Can somebody please help me in understanding below questions related to Hadoop 1.x?

  1. Say I have just a single node where I have 8 GB of RAM and 40 TB of hard disk with quad core processor. Block size is 64 MB. We need to process 4 TB of data. How do we decide the number of Mappers and Reducers?

    Can someone please explain in detail? Please let me know if I need to consider any other parameter for calculation.

  2. Say I have 10 Data nodes in a cluster and each node is having 8 GB of RAM and 40 TB of Hard disk with quad core processor. Block size is 64MB. We need to process 40 TB data. How do we decide the number of Mappers and Reducers?
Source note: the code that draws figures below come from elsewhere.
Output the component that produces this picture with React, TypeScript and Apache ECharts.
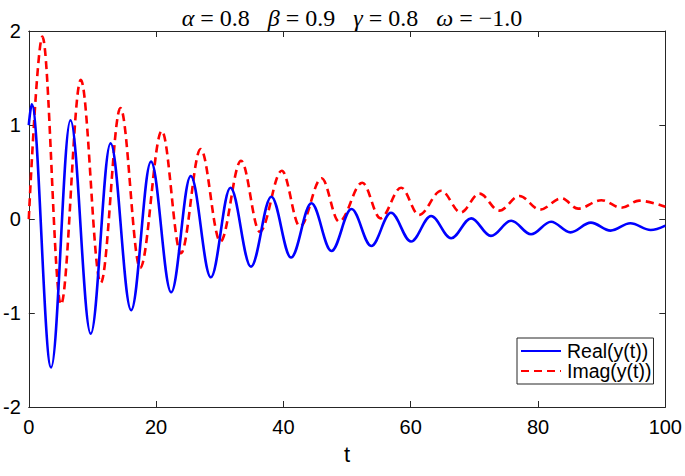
import React, { useEffect, useRef } from "react";
import * as echarts from "echarts";

// Real part: time of each extremum and the value
const realT = [0, 0.47, 3.5, 6.55, 9.73, 12.85, 16.08, 19.2, 22.37, 25.44, 28.6, 31.68, 34.9, 38.1, 41.2, 44.4, 47.55, 50.7, 53.8, 56.9, 60.05, 63.2, 66.35, 69.5, 72.6, 75.8, 78.9, 82.05, 85.1, 88.3, 91.4, 94.5, 97.7, 100];
const realV = [1.0, 1.22, -1.58, 1.05, -1.22, 0.805, -0.97, 0.61, -0.78, 0.457, -0.62, 0.333, -0.507, 0.237, -0.41, 0.167, -0.34, 0.106, -0.287, 0.067, -0.24, 0.032, -0.205, 0.007, -0.18, -0.018, -0.163, -0.029, -0.142, -0.039, -0.124, -0.046, -0.117, -0.07];

// Imaginary part
const imagT = [0, 2.13, 5.05, 8.17, 11.3, 14.4, 17.5, 20.9, 23.9, 27.0, 30.1, 33.35, 36.3, 39.75, 42.6, 46.0, 48.75, 52.4, 55.25, 58.5, 61.3, 64.8, 67.85, 70.8, 73.9, 77.1, 80.3, 83.7, 86.3, 89.95, 93.1, 95.9, 100];
const imagV = [0, 1.94, -0.91, 1.48, -0.68, 1.18, -0.52, 0.936, -0.365, 0.745, -0.24, 0.62, -0.135, 0.514, -0.08, 0.433, -0.028, 0.386, 0.007, 0.333, 0.043, 0.3, 0.07, 0.27, 0.089, 0.245, 0.1, 0.22, 0.11, 0.2, 0.12, 0.195, 0.13];

const seriesNames = ["Real(y(t))", "Imag(y(t))"];
const xRange = [0, 100, 20];
const yRange = [-2, 2, 1];

const AXIS = "#262626";
const SANS = "Liberation Sans, Arial, sans-serif";
const SERIF = "Liberation Serif";

export default function App() {
  const ref = useRef<HTMLDivElement>(null);
  useEffect(() => {
    const chart = echarts.init(ref.current!, null, { renderer: "svg" });
    const realData = realT.map((t, i) => [t, realV[i]]);
    const imagData = imagT.map((t, i) => [t, imagV[i]]);
    const labelFont = { fontFamily: SANS, fontSize: 20, color: "#000" };
    const axisLine = { show: true, onZero: false, lineStyle: { color: AXIS, width: 1 } };
    const axisTick = { show: true, inside: true, length: 6, lineStyle: { color: AXIS } };
    const baseX = {
      type: "value" as const,
      min: xRange[0],
      max: xRange[1],
      interval: xRange[2],
      splitLine: { show: false },
      axisLine,
      axisTick,
    };
    const baseY = {
      type: "value" as const,
      min: yRange[0],
      max: yRange[1],
      interval: yRange[2],
      splitLine: { show: false },
      axisLine,
      axisTick,
    };
    const g = { fontFamily: SERIF, fontStyle: "italic", fontWeight: "normal", fontSize: 24, color: "#000" };
    const n = { fontFamily: SERIF, fontWeight: "normal", fontSize: 24, color: "#000" };
    chart.setOption({
      animation: false,
      backgroundColor: "#fff",
      title: {
        left: 347,
        top: 1,
        textAlign: "center",
        text: "{g|α}{n| = 0.8   }{g|β}{n| = 0.9   }{g|γ}{n| = 0.8   }{g|ω}{n| = −1.0}",
        textStyle: { fontFamily: SERIF, fontWeight: "normal", fontSize: 24, rich: { g, n } },
      },
      grid: { left: 27, right: 17, top: 31, bottom: 69, containLabel: false },
      legend: {
        orient: "vertical",
        left: 517,
        top: 338,
        data: seriesNames,
        backgroundColor: "#fff",
        borderColor: AXIS,
        borderWidth: 1,
        borderRadius: 0,
        padding: [3, 2, 3, 3],
        itemGap: 0,
        itemWidth: 40,
        itemHeight: 10,
        itemStyle: { opacity: 0 },
        textStyle: { ...labelFont, fontSize: 19.5, lineHeight: 17, padding: [0, 0, 0, 1] },
      },
      xAxis: [
        {
          ...baseX,
          position: "bottom",
          name: "t",
          nameLocation: "middle",
          nameGap: 36,
          nameTextStyle: { fontFamily: SANS, fontSize: 22, color: "#000", verticalAlign: "top" },
          axisLabel: { ...labelFont, margin: 10 },
        },
        { ...baseX, position: "top", axisLabel: { show: false } },
      ],
      yAxis: [
        { ...baseY, position: "left", axisLabel: { ...labelFont, margin: 8 } },
        { ...baseY, position: "right", axisLabel: { show: false } },
      ],
      series: [
        {
          name: seriesNames[0],
          type: "line",
          data: realData,
          symbol: "none",
          smooth: 0.36,
          smoothMonotone: "x",
          lineStyle: { color: "#0000ff", width: 2.6 },
          itemStyle: { color: "#0000ff" },
          z: 3,
        },
        {
          name: seriesNames[1],
          type: "line",
          data: imagData,
          symbol: "none",
          smooth: 0.36,
          smoothMonotone: "x",
          lineStyle: { color: "#ff0000", width: 2.6, type: [8, 5] },
          itemStyle: { color: "#ff0000" },
          z: 2,
        },
      ],
    });
    return () => chart.dispose();
  }, []);
  return <div ref={ref} style={{ width: 685, height: 476, position: "absolute", left: 0, top: 0 }} />;
}
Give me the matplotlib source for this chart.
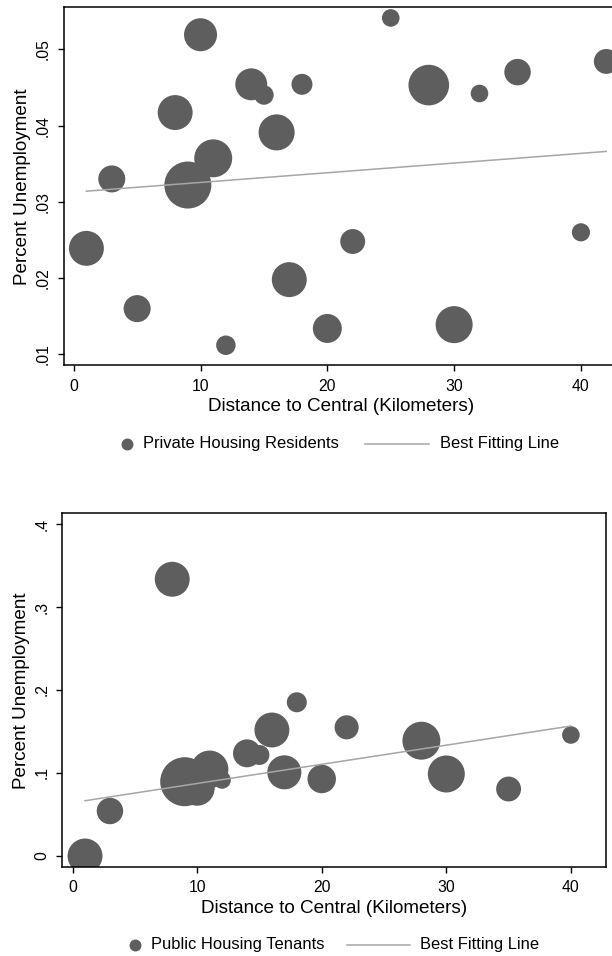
#!/usr/bin/env python3
"""
Bubble charts: unemployment vs. distance to central, private and public housing.
"""

import numpy as np
import matplotlib
matplotlib.use("Agg")
import matplotlib.pyplot as plt
from matplotlib.lines import Line2D

plt.rcParams["font.family"] = ["Liberation Sans", "DejaVu Sans"]

# -------------------------------------------------------------------
# Data
# -------------------------------------------------------------------
private_dist = [1, 3, 5, 8, 9, 10, 11, 12, 14, 15, 16, 17, 18, 20, 22, 25, 28, 30, 32, 35, 40, 42]
private_unemp = [0.0239, 0.0330, 0.0160, 0.0417, 0.0322, 0.0519, 0.0357, 0.0112, 0.0454, 0.0440,
                 0.0391, 0.0198, 0.0454, 0.0134, 0.0248, 0.0541, 0.0453, 0.0139, 0.0442, 0.0470,
                 0.0260, 0.0484]
private_weight = [122, 73, 73, 122, 221, 109, 144, 38, 102, 38, 130, 122, 44, 84, 62, 31,
                  165, 137, 31, 70, 33, 62]
private_fit = (0.03127, 0.000127)  # intercept, slope

public_dist = [1, 3, 8, 9, 10, 11, 12, 14, 15, 16, 17, 18, 20, 22, 28, 30, 35, 40]
public_unemp = [0.0, 0.0542, 0.3334, 0.0895, 0.0816, 0.1044, 0.0916, 0.1237, 0.1217, 0.1518,
                0.1008, 0.1852, 0.0928, 0.155, 0.1389, 0.0988, 0.0807, 0.1458]
public_weight = [122, 70, 122, 240, 122, 141, 31, 78, 40, 122, 116, 40, 81, 58, 144, 137, 62, 31]
public_fit = (0.06429, 0.002308)

x_ticks = [0, 10, 20, 30, 40]
private_yticks = [0.01, 0.02, 0.03, 0.04, 0.05]
private_ylabels = [".01", ".02", ".03", ".04", ".05"]
public_yticks = [0.0, 0.1, 0.2, 0.3, 0.4]
public_ylabels = ["0", ".1", ".2", ".3", ".4"]

# -------------------------------------------------------------------
# Style
# -------------------------------------------------------------------
BUBBLE = "#5e5e5e"
FIT = "#a6a6a6"
SIZE_SCALE = 10 * 0.72 ** 2  # weight -> points^2
TICK_FS = 11.3
LABEL_FS = 13.6
LEGEND_FS = 11.9
W, H = 612, 956


def draw_panel(ax, dist, unemp, weight, fit, yticks, ylabels, xlim, ylim):
    ax.scatter(dist, unemp, s=np.array(weight) * SIZE_SCALE, color=BUBBLE,
               linewidths=0, zorder=2)
    xs = np.array([min(dist), max(dist)])
    ax.plot(xs, fit[0] + fit[1] * xs, color=FIT, lw=1.1, zorder=3)
    ax.set_xlim(*xlim)
    ax.set_ylim(*ylim)
    ax.set_xticks(x_ticks)
    ax.set_yticks(yticks)
    ax.set_yticklabels(ylabels, rotation=90, va="center")
    ax.tick_params(direction="out", length=4.5, width=1, labelsize=TICK_FS, pad=5)
    for s in ax.spines.values():
        s.set_linewidth(1.1)
    ax.set_xlabel("Distance to Central (Kilometers)", fontsize=LABEL_FS, labelpad=3)
    ax.set_ylabel("Percent Unemployment", fontsize=LABEL_FS, labelpad=3)


def legend(label, y, marker_x, text_x, line_x0, line_x1, text2_x):
    yf = 1 - y / H
    fig.add_artist(Line2D([marker_x / W], [yf], marker="o", ls="none", color=BUBBLE,
                          markersize=8.6, markeredgewidth=0))
    fig.add_artist(Line2D([line_x0 / W, line_x1 / W], [yf, yf], color=FIT, lw=1.1))
    fig.text(text_x / W, yf, label, fontsize=LEGEND_FS, ha="left", va="center")
    fig.text(text2_x / W, yf, "Best Fitting Line", fontsize=LEGEND_FS, ha="left", va="center")


fig = plt.figure(figsize=(W / 100, H / 100), dpi=100)

ax1 = fig.add_axes([0.1039, 0.6178, 0.9075, 0.3746])
draw_panel(ax1, private_dist, private_unemp, private_weight, private_fit,
           private_yticks, private_ylabels, (-0.8, 43.0), (0.00856, 0.0555))
ax1.spines["right"].set_visible(False)

ax2 = fig.add_axes([0.1021, 0.0928, 0.8877, 0.3703])
draw_panel(ax2, public_dist, public_unemp, public_weight, public_fit,
           public_yticks, public_ylabels, (-0.81, 42.8), (-0.0136, 0.4129))

legend("Private Housing Residents", 444, 127, 143, 365, 429, 440)
legend("Public Housing Tenants", 945, 135, 151, 347, 410, 420)

fig.savefig("out.png", dpi=100)
plt.close(fig)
  3. What is the default number for mapper and reducer slots in a Data node with quad core processor?

Many Thanks, Manish

1

1 Answers

0
votes

Number of mappers = Number of splits. Input file would be divided into splits. Each split will have set of records. On an average, each split is of one block size(64 MB above). So in your case you would have around 62500 mappers(or splits) (4TB/64). You also have option to give configurable input split size. Generally this is done when reading the entire file once, and you decide how records should be processed.

Number of reducers = Number of unique keys in the mapper output. You can choose the number of reducers by configuring them in job class or at jab running command. The above number is based on default hash partitioner. You can create your own partitioner, which can decide number of reducers.